Estrada kidnaps reality over fund-flows blame
Jake van der Kamp
I see that the Philippines Government is now blaming the kidnappers that plague Manila for an outflow of foreign currency deposits.
According to Presidential Executive Secretary Ronaldo Zamora, foreign and Filipino businessmen have pulled out US$3 billion in deposits this year, and this is one reason that President Joseph Estrada has given top priority to curbing crime, especially kidnapping.
I recognise the kidnapping problem. Several years ago, I was given the job of setting up a research office in Manila.
There were plenty of well-educated candidates for the analyst positions we had open.
I quickly made job offers to three of them and returned to Hong Kong, confident I would receive acceptances within a few days.

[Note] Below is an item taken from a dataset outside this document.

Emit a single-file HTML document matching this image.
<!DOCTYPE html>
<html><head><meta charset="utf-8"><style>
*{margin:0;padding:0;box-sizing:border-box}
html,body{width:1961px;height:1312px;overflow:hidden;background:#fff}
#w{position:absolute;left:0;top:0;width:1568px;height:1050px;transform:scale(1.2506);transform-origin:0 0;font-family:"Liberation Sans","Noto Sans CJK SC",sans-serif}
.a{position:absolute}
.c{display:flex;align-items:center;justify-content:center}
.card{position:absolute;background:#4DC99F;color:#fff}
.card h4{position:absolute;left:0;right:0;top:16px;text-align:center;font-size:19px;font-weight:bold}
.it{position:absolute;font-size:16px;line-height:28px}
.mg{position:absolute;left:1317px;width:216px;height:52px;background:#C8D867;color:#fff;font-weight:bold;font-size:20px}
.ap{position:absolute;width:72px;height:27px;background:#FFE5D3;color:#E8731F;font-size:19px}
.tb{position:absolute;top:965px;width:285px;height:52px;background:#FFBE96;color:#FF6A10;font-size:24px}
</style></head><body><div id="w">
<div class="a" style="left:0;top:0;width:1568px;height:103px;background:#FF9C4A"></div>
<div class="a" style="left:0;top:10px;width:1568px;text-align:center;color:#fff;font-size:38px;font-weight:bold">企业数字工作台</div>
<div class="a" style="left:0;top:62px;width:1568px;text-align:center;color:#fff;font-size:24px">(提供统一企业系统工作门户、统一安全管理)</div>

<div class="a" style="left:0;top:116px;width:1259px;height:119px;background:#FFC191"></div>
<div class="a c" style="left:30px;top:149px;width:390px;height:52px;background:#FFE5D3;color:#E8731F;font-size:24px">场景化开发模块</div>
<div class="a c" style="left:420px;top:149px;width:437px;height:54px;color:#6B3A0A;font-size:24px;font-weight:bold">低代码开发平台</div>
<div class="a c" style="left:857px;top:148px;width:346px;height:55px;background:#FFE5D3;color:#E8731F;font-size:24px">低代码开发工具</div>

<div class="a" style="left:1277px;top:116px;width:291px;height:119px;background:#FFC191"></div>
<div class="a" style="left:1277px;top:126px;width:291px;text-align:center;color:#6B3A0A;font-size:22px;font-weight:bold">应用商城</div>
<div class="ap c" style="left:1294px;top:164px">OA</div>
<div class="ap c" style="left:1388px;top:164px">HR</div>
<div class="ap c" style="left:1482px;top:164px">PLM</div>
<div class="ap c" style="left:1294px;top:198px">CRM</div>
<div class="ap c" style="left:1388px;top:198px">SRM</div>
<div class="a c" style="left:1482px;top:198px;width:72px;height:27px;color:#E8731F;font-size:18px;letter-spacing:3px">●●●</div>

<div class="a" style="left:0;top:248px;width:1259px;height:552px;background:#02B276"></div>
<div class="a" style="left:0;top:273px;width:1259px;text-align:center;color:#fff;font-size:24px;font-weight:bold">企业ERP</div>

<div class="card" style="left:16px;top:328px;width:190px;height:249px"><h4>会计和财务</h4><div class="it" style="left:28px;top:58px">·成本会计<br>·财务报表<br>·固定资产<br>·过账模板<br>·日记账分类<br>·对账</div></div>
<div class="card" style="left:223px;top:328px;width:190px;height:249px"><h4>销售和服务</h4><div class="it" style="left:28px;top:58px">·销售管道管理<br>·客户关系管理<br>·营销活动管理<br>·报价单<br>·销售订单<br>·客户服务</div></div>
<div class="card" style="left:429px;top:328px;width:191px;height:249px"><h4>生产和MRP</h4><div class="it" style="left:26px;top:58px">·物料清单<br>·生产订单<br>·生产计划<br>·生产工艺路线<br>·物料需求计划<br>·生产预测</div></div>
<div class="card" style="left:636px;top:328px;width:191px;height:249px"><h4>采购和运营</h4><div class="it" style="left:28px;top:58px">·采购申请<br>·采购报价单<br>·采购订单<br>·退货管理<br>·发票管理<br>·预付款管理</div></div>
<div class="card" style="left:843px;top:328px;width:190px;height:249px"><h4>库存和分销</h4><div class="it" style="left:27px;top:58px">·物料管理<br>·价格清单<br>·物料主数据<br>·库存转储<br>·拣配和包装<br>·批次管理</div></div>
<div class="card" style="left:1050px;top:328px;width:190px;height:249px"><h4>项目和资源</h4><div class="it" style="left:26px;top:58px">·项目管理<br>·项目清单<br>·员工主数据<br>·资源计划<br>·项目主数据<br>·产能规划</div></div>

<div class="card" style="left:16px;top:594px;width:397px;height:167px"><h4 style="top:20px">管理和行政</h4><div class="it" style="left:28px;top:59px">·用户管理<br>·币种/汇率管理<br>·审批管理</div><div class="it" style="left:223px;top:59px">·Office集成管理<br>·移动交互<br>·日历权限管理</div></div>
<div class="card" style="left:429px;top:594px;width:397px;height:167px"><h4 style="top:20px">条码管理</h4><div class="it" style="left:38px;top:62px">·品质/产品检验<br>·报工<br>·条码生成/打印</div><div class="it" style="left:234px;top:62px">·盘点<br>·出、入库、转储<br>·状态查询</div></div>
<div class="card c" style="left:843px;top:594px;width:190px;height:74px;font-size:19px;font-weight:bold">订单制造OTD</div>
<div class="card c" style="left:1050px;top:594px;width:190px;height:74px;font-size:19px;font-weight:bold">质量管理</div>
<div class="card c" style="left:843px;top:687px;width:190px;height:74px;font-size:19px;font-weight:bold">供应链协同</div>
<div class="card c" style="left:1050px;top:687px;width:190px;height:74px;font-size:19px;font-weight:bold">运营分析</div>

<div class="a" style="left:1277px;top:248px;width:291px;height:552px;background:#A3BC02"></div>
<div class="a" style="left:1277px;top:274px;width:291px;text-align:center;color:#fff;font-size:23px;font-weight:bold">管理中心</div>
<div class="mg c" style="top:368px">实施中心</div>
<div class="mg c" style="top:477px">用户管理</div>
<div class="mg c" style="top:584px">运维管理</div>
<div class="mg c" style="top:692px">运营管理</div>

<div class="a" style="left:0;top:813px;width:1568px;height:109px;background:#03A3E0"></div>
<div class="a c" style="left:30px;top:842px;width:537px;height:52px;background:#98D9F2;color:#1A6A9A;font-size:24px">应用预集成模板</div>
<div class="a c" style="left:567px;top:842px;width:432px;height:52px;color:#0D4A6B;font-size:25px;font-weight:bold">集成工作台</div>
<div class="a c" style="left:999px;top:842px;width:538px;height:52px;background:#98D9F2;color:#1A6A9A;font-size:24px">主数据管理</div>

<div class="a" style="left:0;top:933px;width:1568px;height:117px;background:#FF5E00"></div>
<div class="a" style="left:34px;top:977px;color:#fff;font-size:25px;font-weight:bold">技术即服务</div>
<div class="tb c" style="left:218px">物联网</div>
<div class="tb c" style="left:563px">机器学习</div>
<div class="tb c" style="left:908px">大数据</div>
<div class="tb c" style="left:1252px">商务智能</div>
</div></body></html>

But the day after I flew out of Manila there was a particularly nasty kidnapping in the Chinese community and a child was murdered. Out of the three job offers I had made, I received only one acceptance, a native Filipino.
The other two were to Chinese, and I learned only months later that their families had shipped them out to San Francisco within hours of the news of the latest kidnapping breaking.

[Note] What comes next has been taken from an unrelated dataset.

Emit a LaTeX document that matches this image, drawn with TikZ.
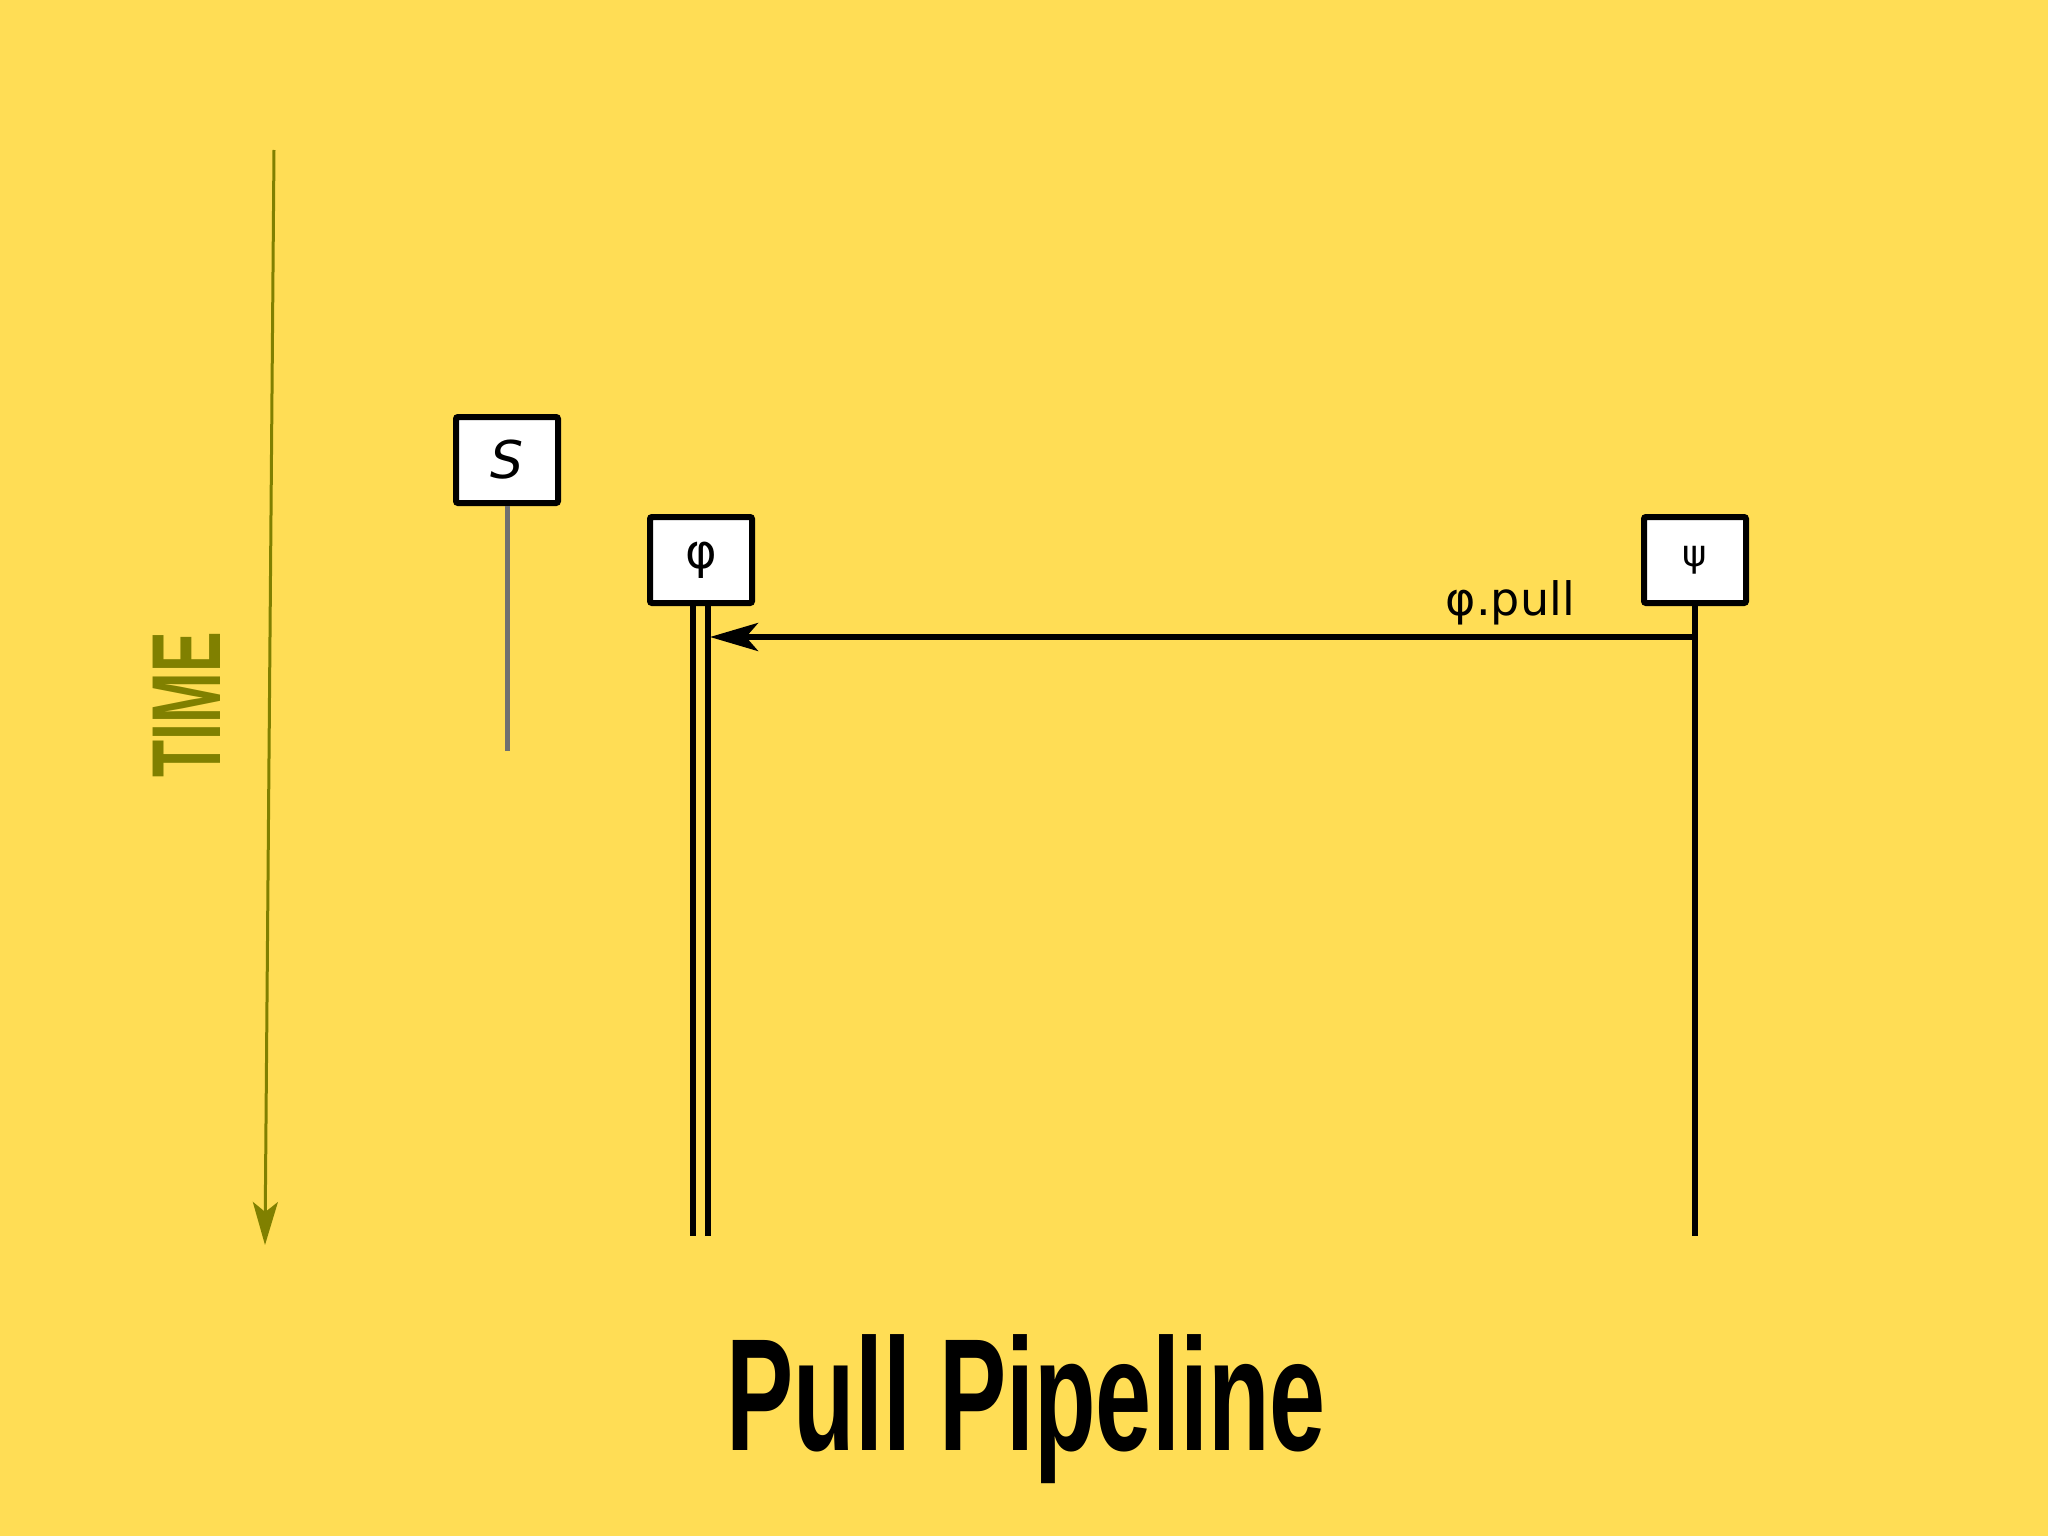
\documentclass[tikz,border=0pt]{standalone}
\usepackage{fontspec}
\setmainfont{DejaVu Sans}
\newfontfamily\titlefont{Liberation Sans}
\usetikzlibrary{arrows.meta}
\definecolor{bgcol}{HTML}{FFDD55}
\definecolor{timecol}{HTML}{808000}
\definecolor{lifegray}{HTML}{707070}
\tikzset{
  actor/.style={draw=black, line width=6pt, fill=white, rounded corners=2pt,
    minimum width=102pt, minimum height=86pt, inner sep=0pt},
  lifeline/.style={draw=black, line width=6pt},
  msg/.style={draw=black, line width=5.5pt, -{Stealth[length=48pt,width=28pt,inset=12pt]}},
}
\begin{document}
\begin{tikzpicture}[x=1pt,y=-1pt]
\fill[bgcol] (0,0) rectangle (2048,1536);
\useasboundingbox (0,0) rectangle (2048,1536);

% time axis
\coordinate (t0) at (274,150);
\coordinate (t1) at (265,1245);
\draw[timecol, line width=3pt, -{Stealth[length=43pt,width=25pt,inset=10pt]}] (t0) -- (t1);
\node[rotate=90, text=timecol, font=\titlefont\bfseries\fontsize{98}{100}\selectfont, inner sep=0pt] (time) at (187,705) {\scalebox{0.62}[1]{TIME}};

% actors
\node[actor] (S) at (507,460) {\fontsize{52}{60}\selectfont\itshape S};
\node[actor] (phi) at (701,560) {\fontsize{48}{56}\selectfont φ};
\node[actor] (psi) at (1695,560) {\fontsize{37}{44}\selectfont ψ};

% lifelines
\coordinate (Send) at (507,751);
\coordinate (phiend) at (701,1236);
\coordinate (psiend) at (1694,1236);
\draw[lifegray, line width=5pt] (S.south) -- (Send);
\draw[lifeline] ([xshift=-8pt]phi.south) -- ([xshift=-8pt]phiend);
\draw[lifeline] ([xshift=7pt]phi.south) -- ([xshift=7pt]phiend);
\draw[lifeline] (psi.south) -- (psi.south |- psiend);

% message
\coordinate (msgstart) at (1694,637);
\coordinate (msgend) at (710,637);
\draw[msg] (msgstart) -- (msgend);
\node[anchor=south east, inner sep=0pt, font=\fontsize{46}{55}\selectfont] (lbl) at (1575,625) {φ.pull};

% title
\node[anchor=base, inner sep=0pt, font=\titlefont\bfseries\fontsize{160}{170}\selectfont] (title) at (1026,1450) {\scalebox{0.63}[1]{Pull Pipeline}};
\end{tikzpicture}
\end{document}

Kidnapping, however, strikes me as too convenient an excuse for Mr Estrada to use at the moment. I could understand it if he were referring to Indonesia, where violent assaults on ethnic Chinese and widespread looting of Chinese businesses have clearly driven ethnic Chinese money away. Indonesia is certainly paying for it at the moment. But I doubt that it is quite as obvious a feature of Philippine capital flows just now.

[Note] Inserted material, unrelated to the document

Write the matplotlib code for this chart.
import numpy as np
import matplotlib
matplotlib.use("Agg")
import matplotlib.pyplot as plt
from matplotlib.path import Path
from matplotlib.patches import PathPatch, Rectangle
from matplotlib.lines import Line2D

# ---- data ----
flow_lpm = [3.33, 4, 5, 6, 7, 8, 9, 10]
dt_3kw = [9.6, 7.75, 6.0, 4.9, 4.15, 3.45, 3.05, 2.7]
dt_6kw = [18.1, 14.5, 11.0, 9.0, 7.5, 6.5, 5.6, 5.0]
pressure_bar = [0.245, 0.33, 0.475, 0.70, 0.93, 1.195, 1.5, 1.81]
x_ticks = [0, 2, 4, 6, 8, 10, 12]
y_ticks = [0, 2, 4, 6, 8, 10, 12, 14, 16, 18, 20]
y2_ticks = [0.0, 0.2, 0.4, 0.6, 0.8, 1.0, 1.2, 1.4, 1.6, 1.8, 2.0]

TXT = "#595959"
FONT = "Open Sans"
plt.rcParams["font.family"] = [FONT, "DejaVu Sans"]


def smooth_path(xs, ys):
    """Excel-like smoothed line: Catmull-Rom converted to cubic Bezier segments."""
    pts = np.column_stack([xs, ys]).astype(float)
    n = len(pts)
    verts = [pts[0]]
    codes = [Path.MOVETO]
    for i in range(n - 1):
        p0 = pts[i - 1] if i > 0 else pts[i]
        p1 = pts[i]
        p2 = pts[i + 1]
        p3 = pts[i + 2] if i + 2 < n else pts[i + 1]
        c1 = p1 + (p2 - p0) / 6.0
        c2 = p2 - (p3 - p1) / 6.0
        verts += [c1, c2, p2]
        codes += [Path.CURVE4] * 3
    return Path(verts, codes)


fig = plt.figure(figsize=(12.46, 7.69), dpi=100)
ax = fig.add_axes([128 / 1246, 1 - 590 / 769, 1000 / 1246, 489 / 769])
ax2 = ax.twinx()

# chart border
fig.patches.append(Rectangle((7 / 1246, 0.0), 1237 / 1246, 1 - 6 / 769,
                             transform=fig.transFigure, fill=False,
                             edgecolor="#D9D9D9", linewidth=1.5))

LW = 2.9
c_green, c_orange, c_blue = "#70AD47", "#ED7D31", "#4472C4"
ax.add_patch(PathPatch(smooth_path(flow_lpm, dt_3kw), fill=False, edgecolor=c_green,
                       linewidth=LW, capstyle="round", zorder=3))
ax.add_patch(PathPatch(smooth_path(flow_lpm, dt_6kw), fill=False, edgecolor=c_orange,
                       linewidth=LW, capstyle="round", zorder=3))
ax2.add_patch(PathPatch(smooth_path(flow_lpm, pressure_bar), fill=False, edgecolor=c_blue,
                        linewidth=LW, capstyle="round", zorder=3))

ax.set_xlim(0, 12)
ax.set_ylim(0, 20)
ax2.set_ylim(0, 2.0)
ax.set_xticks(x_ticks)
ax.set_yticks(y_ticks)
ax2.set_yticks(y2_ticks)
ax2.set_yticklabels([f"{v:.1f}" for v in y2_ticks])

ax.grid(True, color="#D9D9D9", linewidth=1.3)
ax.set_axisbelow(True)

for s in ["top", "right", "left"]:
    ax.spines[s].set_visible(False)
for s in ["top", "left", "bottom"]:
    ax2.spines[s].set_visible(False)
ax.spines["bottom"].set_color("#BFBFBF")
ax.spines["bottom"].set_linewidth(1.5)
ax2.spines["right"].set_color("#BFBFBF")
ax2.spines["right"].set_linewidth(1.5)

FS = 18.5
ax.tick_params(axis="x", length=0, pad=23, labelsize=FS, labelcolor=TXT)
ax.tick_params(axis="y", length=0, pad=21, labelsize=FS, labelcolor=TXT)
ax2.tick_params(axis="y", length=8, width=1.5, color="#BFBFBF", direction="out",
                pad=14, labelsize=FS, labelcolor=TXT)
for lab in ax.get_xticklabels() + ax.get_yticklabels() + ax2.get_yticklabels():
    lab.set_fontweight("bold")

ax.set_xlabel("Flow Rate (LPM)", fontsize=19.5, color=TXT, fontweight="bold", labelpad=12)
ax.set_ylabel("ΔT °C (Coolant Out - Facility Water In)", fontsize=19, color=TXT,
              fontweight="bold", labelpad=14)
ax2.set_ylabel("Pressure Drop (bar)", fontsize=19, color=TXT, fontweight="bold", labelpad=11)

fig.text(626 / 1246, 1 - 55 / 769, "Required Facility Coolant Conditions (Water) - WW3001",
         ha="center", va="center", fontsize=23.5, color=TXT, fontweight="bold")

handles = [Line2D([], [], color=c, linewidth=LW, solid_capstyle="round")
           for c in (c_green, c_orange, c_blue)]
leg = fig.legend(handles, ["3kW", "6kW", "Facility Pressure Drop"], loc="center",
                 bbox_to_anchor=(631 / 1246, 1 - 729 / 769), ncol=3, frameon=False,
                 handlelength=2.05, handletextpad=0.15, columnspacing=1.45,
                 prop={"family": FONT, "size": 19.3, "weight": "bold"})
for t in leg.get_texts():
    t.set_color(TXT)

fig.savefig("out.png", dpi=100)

The figures show that foreign currency deposit units (FCDU) in the Philippines reached a peak of $16.9 billion in June last year, just before the peso gave way in the general regional currency attack last summer. The latest figures are for March this year and they show the FCDU liabilities at $14.2 billion.
The trend ties in very closely to the movements of the peso and is almost certainly more the result of the peso collapse than of a rash of kidnappings. It certainly makes sense when seen from this perspective.
The peso was unofficially fixed to the US dollar for two years before it cracked last summer, and, with Philippine interest rates much higher than their US equivalents, many Philippine companies borrowed US dollars for their domestic businesses under the illusion that they had currency protection.
When this was proved false, they lost heavily. They were forced to pay off their US dollar borrowings with the devalued peso, and they burned their fingers so badly that they understandably became reluctant to borrow more dollars.
This is why the FCDU liabilities have come down. It was not so much a case of people no longer wanting to bring foreign currency in as of people no longer wanting to gear themselves in foreign currencies. The decline was demand driven, not supply driven.
But it all goes to demonstrate a point I have made previously in this column. There is still too much of a head-in-the-sand mentality in Manila about the economic problems the Philippines faces. Although the country definitely has problems with kidnappers, it is not the only Asian country to suffer from this and the government would do better to look at its own record of currency mismanagement when pondering why foreign currency deposits are down.
Mr Estrada just can't seem to leave his movie days behind. It's easy to shoot the kidnappers in films but this isn't film and kidnappers are not the only villains.